Data block
[Start]
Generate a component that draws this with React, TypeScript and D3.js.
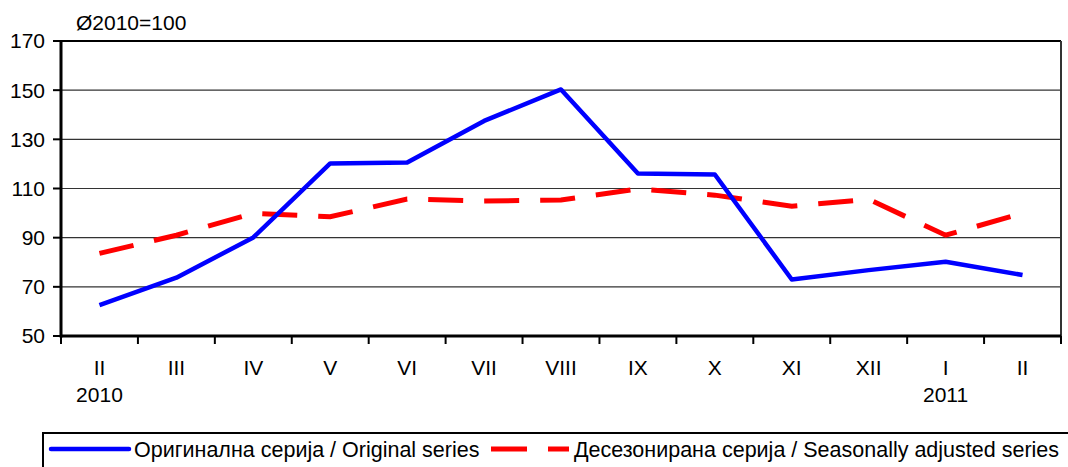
import React from "react";
import * as d3 from "d3";

const months = ["II", "III", "IV", "V", "VI", "VII", "VIII", "IX", "X", "XI", "XII", "I", "II"];
const yearLabels = [
  { index: 0, label: "2010" },
  { index: 11, label: "2011" },
];
const originalSeries = [62.6, 73.7, 90.1, 120.2, 120.6, 137.5, 150.3, 116.1, 115.7, 73.0, 76.8, 80.2, 74.8];
const adjustedSeries = [83.6, 91.0, 99.9, 98.5, 105.7, 104.9, 105.3, 109.8, 107.3, 102.8, 105.6, 91.0, 100.0];
const yTicks = [50, 70, 90, 110, 130, 150, 170];
const unitLabel = "Ø2010=100";
const legendOriginal = "Оригинална серија / Original series";
const legendAdjusted = "Десезонирана серија / Seasonally adjusted series";

const W = 1068;
const H = 467;
const left = 61;
const right = 1061;
const top = 41;
const bottom = 336;
const font = "'Liberation Sans', Arial, sans-serif";

export default function App() {
  const x = d3.scaleBand<number>().domain(d3.range(months.length)).range([left, right]).paddingInner(0).paddingOuter(0);
  const y = d3.scaleLinear().domain([50, 170]).range([bottom, top]);
  const cx = (i: number) => (x(i) as number) + x.bandwidth() / 2;
  const line = d3
    .line<number>()
    .x((_, i) => cx(i))
    .y((d) => y(d));

  const tickXs = d3.range(months.length + 1).map((i) => left + i * x.bandwidth());

  return (
    <div style={{ position: "absolute", left: 0, top: 0 }}>
      <svg width={W} height={H} style={{ display: "block" }} fontFamily={font}>
        <rect x={0} y={0} width={W} height={H} fill="#fff" />
        {/* gridlines */}
        {yTicks.slice(1, -1).map((t) => (
          <line key={t} x1={left} x2={right} y1={y(t)} y2={y(t)} stroke="#333" strokeWidth={1.2} />
        ))}
        {/* frame */}
        <line x1={left} x2={right} y1={top} y2={top} stroke="#000" strokeWidth={2} />
        <line x1={right} x2={right} y1={top} y2={bottom} stroke="#333" strokeWidth={2} />
        {/* y ticks */}
        {yTicks.map((t) => (
          <g key={t}>
            <line x1={left - 8} x2={left} y1={y(t)} y2={y(t)} stroke="#000" strokeWidth={2} />
            <text x={45} y={y(t)} dy="0.35em" textAnchor="end" fontSize={21} fill="#000">
              {t}
            </text>
          </g>
        ))}
        {/* x ticks */}
        {tickXs.map((tx, i) => (
          <line key={i} x1={tx} x2={tx} y1={bottom} y2={bottom + 8} stroke="#000" strokeWidth={2} />
        ))}
        {months.map((m, i) => (
          <text key={i} x={cx(i)} y={368} dy="0.35em" textAnchor="middle" fontSize={21} fill="#000">
            {m}
          </text>
        ))}
        {yearLabels.map((yl) => (
          <text key={yl.label} x={cx(yl.index)} y={395} dy="0.35em" textAnchor="middle" fontSize={21} fill="#000">
            {yl.label}
          </text>
        ))}
        {/* axes */}
        <line x1={left} x2={left} y1={top - 1} y2={bottom + 1.5} stroke="#000" strokeWidth={3} />
        <line x1={left} x2={right} y1={bottom} y2={bottom} stroke="#000" strokeWidth={3} />
        {/* series */}
        <path d={line(adjustedSeries) || ""} fill="none" stroke="#ff0000" strokeWidth={5} strokeDasharray="35 21" />
        <path d={line(originalSeries) || ""} fill="none" stroke="#0000ff" strokeWidth={4.5} strokeLinejoin="round" />
        {/* unit label */}
        <text x={76} y={30} fontSize={21} fill="#000">
          {unitLabel}
        </text>
        {/* legend */}
        <rect x={43} y={433} width={1040} height={60} fill="none" stroke="#000" strokeWidth={2} />
        <line x1={51} x2={129} y1={449} y2={449} stroke="#0000ff" strokeWidth={4.5} strokeLinecap="round" />
        <text x={134} y={449} dy="0.35em" fontSize={21.5} fill="#000">
          {legendOriginal}
        </text>
        <line x1={491} x2={569} y1={449} y2={449} stroke="#ff0000" strokeWidth={5} strokeDasharray="36 21" />
        <text x={574} y={449} dy="0.35em" fontSize={21.5} fill="#000">
          {legendAdjusted}
        </text>
      </svg>
    </div>
  );
}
[End]
Pictures are excluded; extract exactly the lines from the start of the data through the line that holds "const tickXs = d3.range(months.length", both ends included.

Final result
Generate a component that draws this with React, TypeScript and D3.js.
import React from "react";
import * as d3 from "d3";

const months = ["II", "III", "IV", "V", "VI", "VII", "VIII", "IX", "X", "XI", "XII", "I", "II"];
const yearLabels = [
  { index: 0, label: "2010" },
  { index: 11, label: "2011" },
];
const originalSeries = [62.6, 73.7, 90.1, 120.2, 120.6, 137.5, 150.3, 116.1, 115.7, 73.0, 76.8, 80.2, 74.8];
const adjustedSeries = [83.6, 91.0, 99.9, 98.5, 105.7, 104.9, 105.3, 109.8, 107.3, 102.8, 105.6, 91.0, 100.0];
const yTicks = [50, 70, 90, 110, 130, 150, 170];
const unitLabel = "Ø2010=100";
const legendOriginal = "Оригинална серија / Original series";
const legendAdjusted = "Десезонирана серија / Seasonally adjusted series";

const W = 1068;
const H = 467;
const left = 61;
const right = 1061;
const top = 41;
const bottom = 336;
const font = "'Liberation Sans', Arial, sans-serif";

export default function App() {
  const x = d3.scaleBand<number>().domain(d3.range(months.length)).range([left, right]).paddingInner(0).paddingOuter(0);
  const y = d3.scaleLinear().domain([50, 170]).range([bottom, top]);
  const cx = (i: number) => (x(i) as number) + x.bandwidth() / 2;
  const line = d3
    .line<number>()
    .x((_, i) => cx(i))
    .y((d) => y(d));

  const tickXs = d3.range(months.length + 1).map((i) => left + i * x.bandwidth());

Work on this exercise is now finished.